An investigation of domain adaptation in speaker embedding space for speaker recognition

2021 
Abstract Speaker recognition continues to grow as a research challenge in the field with expanded application in commercial, forensic, educational and general speech technology interfaces. However, challenges remain, especially for naturalistic audio streams including recordings with mismatch between train and test data (i.e., when train or system development data and enrollment/test data or application data are collected from different sources).
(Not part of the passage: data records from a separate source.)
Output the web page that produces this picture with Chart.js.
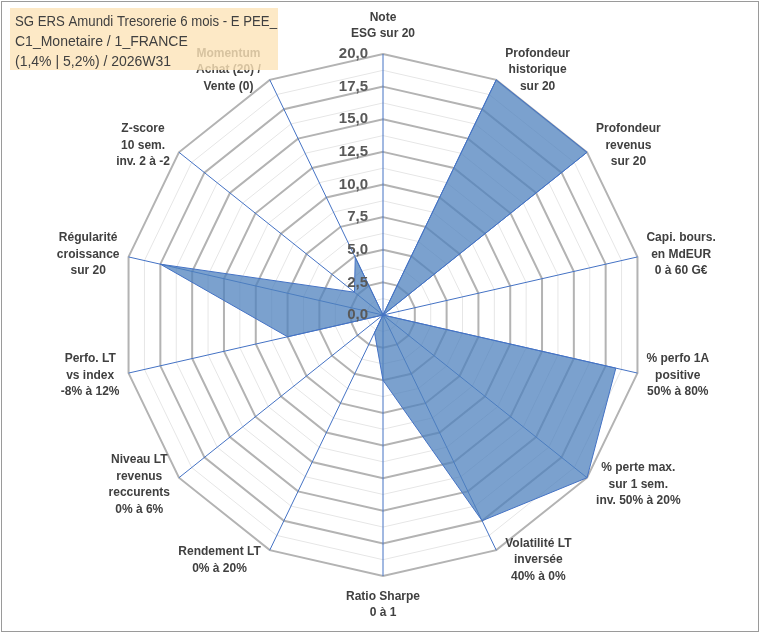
<!DOCTYPE html>
<html>
<head>
<meta charset="utf-8">
<script src="https://cdn.jsdelivr.net/npm/chart.js@4.4.1/dist/chart.umd.min.js"></script>
<style>
    html, body { margin: 0; padding: 0; background: #fff; }
    #wrap { width: 760px; height: 633px; position: relative; }
</style>
</head>
<body>
<div id="wrap"><canvas id="radarChart"></canvas></div>
<script>
// Axis labels (one array per label = one line per entry)
const axisLabels = [
    ['Note', 'ESG sur 20'],
    ['Profondeur', 'historique', 'sur 20'],
    ['Profondeur', 'revenus', 'sur 20'],
    ['Capi. bours.', 'en MdEUR', '0 à 60 G€'],
    ['% perfo 1A', 'positive', '50% à 80%'],
    ['% perte max.', 'sur 1 sem.', 'inv. 50% à 20%'],
    ['Volatilité LT', 'inversée', '40% à 0%'],
    ['Ratio Sharpe', '0 à 1'],
    ['Rendement LT', '0% à 20%'],
    ['Niveau LT', 'revenus', 'reccurents', '0% à 6%'],
    ['Perfo. LT', 'vs index', '-8% à 12%'],
    ['Régularité', 'croissance', 'sur 20'],
    ['Z-score', '10 sem.', 'inv. 2 à -2'],
    ['Momentum', 'Achat (20) /', 'Vente (0)']
];

// Scores (0 to 20)
const scores = [0, 20, 20, 0, 18.3, 20, 17.5, 5, 1.5, 0, 7.5, 17.5, 2.8, 4.9];

// Ring labels shown next to the vertical axis
const tickValues = [0, 2.5, 5, 7.5, 10, 12.5, 15, 17.5, 20];

// Title box text
const titleLines = [
    'SG ERS Amundi Tresorerie 6 mois - E PEE_',
    'C1_Monetaire / 1_FRANCE',
    '(1,4% | 5,2%) / 2026W31'
];

const FONT = '"Liberation Sans", Arial, sans-serif';
const LABEL_LINE = 16.5;

function isMajor(v) {
    return Math.abs(v / 2.5 - Math.round(v / 2.5)) < 1e-6;
}

// Axis labels, centred text blocks just outside each outer vertex
const axisLabelPlugin = {
    id: 'axisLabels',
    afterDatasetsDraw(chart) {
        const scale = chart.scales.r;
        const ctx = chart.ctx;
        ctx.save();
        ctx.font = 'bold 12px ' + FONT;
        ctx.fillStyle = '#404040';
        ctx.textAlign = 'center';
        ctx.textBaseline = 'middle';
        axisLabels.forEach((lines, i) => {
            const p = scale.getPointPosition(i, scale.drawingArea);
            const ux = (p.x - scale.xCenter) / scale.drawingArea;
            const uy = (p.y - scale.yCenter) / scale.drawingArea;
            const w = Math.max(...lines.map(l => ctx.measureText(l).width));
            const h = lines.length * LABEL_LINE;
            let cx = p.x, cy = p.y;
            if (Math.abs(ux) < 0.05) {
                cy += Math.sign(uy) * (h / 2 + 12);
            } else {
                cx += Math.sign(ux) * (w / 2 + 9);
                cy += uy * 11;
            }
            lines.forEach((line, j) => {
                ctx.fillText(line, cx, cy + (j - (lines.length - 1) / 2) * LABEL_LINE);
            });
        });
        ctx.restore();
    }
};

// Ring values drawn left of the top axis, over the fill
const tickLabelPlugin = {
    id: 'tickLabels',
    afterDatasetsDraw(chart) {
        const scale = chart.scales.r;
        const ctx = chart.ctx;
        ctx.save();
        ctx.font = 'bold 15px ' + FONT;
        ctx.fillStyle = '#595959';
        ctx.textAlign = 'right';
        ctx.textBaseline = 'middle';
        tickValues.forEach(v => {
            const y = scale.yCenter - scale.getDistanceFromCenterForValue(v);
            ctx.fillText(v.toFixed(1).replace('.', ','), scale.xCenter - 15, y);
        });
        ctx.restore();
    }
};

// Title box + outer frame
const titleBoxPlugin = {
    id: 'titleBox',
    afterDraw(chart) {
        const ctx = chart.ctx;
        ctx.save();
        ctx.fillStyle = 'rgba(252, 228, 184, 0.8)';
        ctx.fillRect(10, 8, 268, 62);
        ctx.font = '14px ' + FONT;
        ctx.fillStyle = '#404040';
        ctx.textAlign = 'left';
        ctx.textBaseline = 'middle';
        titleLines.forEach((line, i) => {
            ctx.fillText(line, 15, 22 + i * 20, 262);
        });
        ctx.strokeStyle = '#9a9a9a';
        ctx.lineWidth = 1;
        ctx.strokeRect(1.5, 1.5, chart.width - 3, chart.height - 3);
        ctx.restore();
    }
};

const ctx = document.getElementById('radarChart').getContext('2d');
new Chart(ctx, {
    type: 'radar',
    data: {
        labels: axisLabels,
        datasets: [{
            data: scores,
            backgroundColor: 'rgba(79, 129, 189, 0.75)',
            borderColor: '#4472C4',
            borderWidth: 1,
            pointRadius: 0,
            fill: true
        }]
    },
    options: {
        responsive: true,
        maintainAspectRatio: false,
        animation: false,
        layout: {
            padding: { top: 54, bottom: 57, left: 100, right: 94 }
        },
        plugins: {
            legend: { display: false },
            tooltip: { enabled: false }
        },
        scales: {
            r: {
                min: 0,
                max: 20,
                ticks: {
                    stepSize: 1.25,
                    display: false
                },
                grid: {
                    color: c => isMajor(c.tick.value) ? '#b3b3b3' : '#e6e6e6',
                    lineWidth: c => isMajor(c.tick.value) ? 2 : 1
                },
                angleLines: {
                    color: '#4472C4',
                    lineWidth: 1
                },
                pointLabels: { display: false }
            }
        }
    },
    plugins: [axisLabelPlugin, tickLabelPlugin, titleBoxPlugin]
});
</script>
</body>
</html>
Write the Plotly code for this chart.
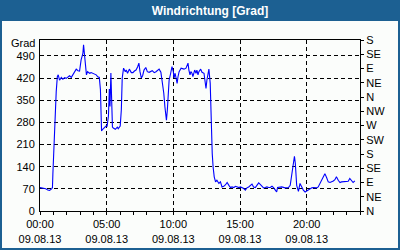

Mismatch conditions (Hansen and Hasan, 2015) can be divided into two categories, extrinsic (channel, noise, etc.) and intrinsic (duration, language, and speaker traits including stress, emotion, Lombard effect, vocal effort, accent). Here, we investigate speaker recognition for the domain mismatch problem (intrinsic mismatch) especially for those challenges introduced by NIST (National Institute of Standards and Technology) SRE (speaker recognition evaluation) in 2016 and 2018. The challenges introduced in NIST SRE-16 and SRE-18 include language mismatch between train (used for the development of the system) and enrollment/test (used at the application phase). Here, we develop three alternative speaker embedding systems; i-vector, t-vector (an improved triplet loss solution), and x-vector. In addition, a number of unsupervised and supervised (using pseudo labels) methods are also studied for domain mismatch compensation, especially applied at the back-end level. These include adapted PLDA, adapted discriminant analysis, as well as score normalization and calibration methods using unlabeled in-domain data. We propose new variations to discriminant analysis with support vectors (SVDA) as well. These results confirm that SVDA can measurably improve speaker recognition performance for SRE-16 and SRE-18 tasks respectively by +15% and +8% in terms of min-Cprimary; and for EER the gains are +14% and +16% respectively, using i-vector speaker embeddings as the baseline. These advancements offer promising steps towards addressing speaker recognition in naturalistic audio streams.